What it means to preach.

I walked around in a daze yesterday. Felt like I’d spent the night going rounds in an underground Fight Club. My tender bits ached. There was this sort of slosh of spent adrenaline, an acid bath, chewing on the strings of my muscles. I couldn’t write words, I kept misspelling or leaving out prefixes and suffixes.

It was from preaching.

Preaching, like all communication, is a psycho-somatic exercise. I have to be reminded of this because it’s easy to think that what’s going on is purely intellectual: the distillation and presentation of cognitive content. Even if we are committed to the idea that preaching should have an affective element and include a call to affective response, the physicality entailed by this commitment slips from view.

But the reality is, ‘Having a feeling’, just like ‘having an idea’ is a physical process. It means the flushing of hormones, secretion of tears, glands swelling and expelling, neurons spasming electrically. Blood-flow courses along the trail of the idea, careers around the brain to bathe its birth in chemical soup.

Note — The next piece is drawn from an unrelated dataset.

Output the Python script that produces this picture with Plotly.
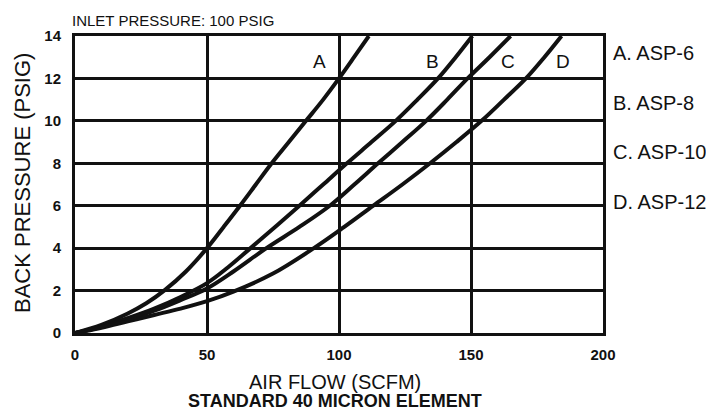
import plotly.graph_objects as go

# Air flow (SCFM) vs back pressure (PSIG) for each model
a_flow = [0, 10, 20, 27, 34, 42, 50, 56.3, 62.5, 68.5, 74.5, 81, 87.5, 94, 100, 105.7, 111.3]
a_press = [0, 0.38, 0.92, 1.4, 2.02, 2.9, 4.0, 5.0, 6.0, 7.0, 8.0, 9.0, 10.0, 11.0, 12.0, 13.0, 14.0]

b_flow = [0, 10, 20, 30, 40, 50, 58, 66.5, 75.8, 85, 94, 103, 112.3, 121.5, 129.7, 137.5, 144.2, 150.5]
b_press = [0, 0.3, 0.7, 1.15, 1.7, 2.35, 3.1, 4.0, 5.0, 6.0, 7.0, 8.0, 9.0, 10.0, 11.0, 12.0, 13.0, 14.0]

c_flow = [0, 10, 20, 30, 40, 50, 60, 72.5, 85, 96.5, 105.8, 114.8, 124, 133, 141, 148.7, 157, 165]
c_press = [0, 0.28, 0.65, 1.05, 1.55, 2.1, 2.9, 4.0, 5.0, 6.0, 7.0, 8.0, 9.0, 10.0, 11.0, 12.0, 13.0, 14.0]

d_flow = [0, 10, 20, 30, 40, 50, 60, 75, 90.5, 102, 113, 124, 134.5, 144.5, 154, 162.5, 170.8, 177.8, 184.3]
d_press = [0, 0.25, 0.55, 0.85, 1.15, 1.5, 1.95, 2.8, 4.0, 5.0, 6.0, 7.0, 8.0, 9.0, 10.0, 11.0, 12.0, 13.0, 14.0]

curve_letters = ["A", "B", "C", "D"]
curve_label_x = [92.8, 135.6, 164, 185]
curve_label_y = [12.8, 12.8, 12.8, 12.8]
legend_texts = ["A. ASP-6", "B. ASP-8", "C. ASP-10", "D. ASP-12"]

x_ticks = [0, 50, 100, 150, 200]
y_ticks = [0, 2, 4, 6, 8, 10, 12, 14]

FONT = "Liberation Sans, Arial, sans-serif"

# page body adds an 8px offset; lay out in window pixels
OFF = 8
PL, PR, PT, PB = 75, 603, 36, 333  # plot area in window pixels
PW, PH = PR - PL, PB - PT


def px(xw):
    return (xw - PL) / PW


def py(yw):
    return (PB - yw) / PH


fig = go.Figure()
for xs, ys, name in zip([a_flow, b_flow, c_flow, d_flow],
                        [a_press, b_press, c_press, d_press], curve_letters):
    fig.add_trace(go.Scatter(x=xs, y=ys, mode="lines", name=name,
                             line=dict(color="#111111", width=4, shape="spline", smoothing=1.0),
                             showlegend=False, hoverinfo="x+y"))

for letter, lx, ly in zip(curve_letters, curve_label_x, curve_label_y):
    fig.add_annotation(x=lx, y=ly, text=letter, showarrow=False,
                       font=dict(size=19, color="#111111", family=FONT))

legend_y_px = [53, 103, 152, 202]
for txt, yw in zip(legend_texts, legend_y_px):
    fig.add_annotation(xref="paper", yref="paper", x=px(611), y=py(yw),
                       xanchor="left", yanchor="middle", text=txt, showarrow=False,
                       font=dict(size=20, color="#111111", family=FONT))

fig.add_annotation(xref="paper", yref="paper", x=px(70), y=py(20),
                   xanchor="left", yanchor="middle", text="INLET PRESSURE: 100 PSIG",
                   showarrow=False, font=dict(size=15, color="#111111", family=FONT))
fig.add_annotation(xref="paper", yref="paper", x=px(335), y=py(382),
                   xanchor="center", yanchor="middle", text="AIR FLOW (SCFM)",
                   showarrow=False, font=dict(size=20, color="#111111", family=FONT))
fig.add_annotation(xref="paper", yref="paper", x=px(335), y=py(401),
                   xanchor="center", yanchor="middle", text="<b>STANDARD 40 MICRON ELEMENT</b>",
                   showarrow=False, font=dict(size=18, color="#111111", family=FONT))
fig.add_annotation(xref="paper", yref="paper", x=px(22), y=py(183),
                   xanchor="center", yanchor="middle", text="BACK PRESSURE (PSIG)", textangle=-90,
                   showarrow=False, font=dict(size=22, color="#111111", family=FONT))

axis_common = dict(showgrid=True, gridcolor="#111111", gridwidth=2.5,
                   showline=True, linecolor="#111111", linewidth=3, mirror=True,
                   zeroline=False, ticks="", fixedrange=True,
                   tickfont=dict(size=15, color="#111111", family=FONT, weight="bold"))

fig.update_xaxes(range=[0, 200], tickvals=x_ticks, ticktext=[str(v) for v in x_ticks],
                 ticklabelstandoff=6, **axis_common)
fig.update_yaxes(range=[0, 14], tickvals=y_ticks, ticktext=[str(v) for v in y_ticks],
                 ticklabelstandoff=8, **axis_common)

fig.update_layout(width=714 - OFF, height=412 - OFF,
                  margin=dict(l=PL - OFF, r=714 - PR, t=PT - OFF, b=412 - PB),
                  paper_bgcolor="white", plot_bgcolor="white",
                  font=dict(family=FONT, color="#111111"))

fig.write_html("out.html")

This internal alchemy combines with an external process. An ‘idea’ is also the harmonic resonance between people, mediated by language and memory and touch, posture, smell. No one ever thinks alone. Consciousness is a collective act.

And at the end of the process you can be left utterly physically exhausted.

Preaching is:

Scrabbling to grab hold of what a truth feels like.

Believing things for others.

Being what you say is out there.

Stretching out your arms so far you think your heart will break.

Losing your voice for joy at being the only one who gets to shout the beauty of the truth.

Sobbing uncontrollably.

Framed with words

And when you’ve done your best, when you’ve bled out on the pulpit, you’ve only done what was expected. No one should expect praise for this, much less anything short of this.

But maybe the Spirit will capture those puffs of breath and make them Words. And you and everyone there will thrill with the power of them. And at the end you will collapse into each others arms and worship God, full of gratitude that he spoke. Vibrating cellularly, organically, corporately, with his truth. And the Word of God will dwell richly among you (Col 3:16).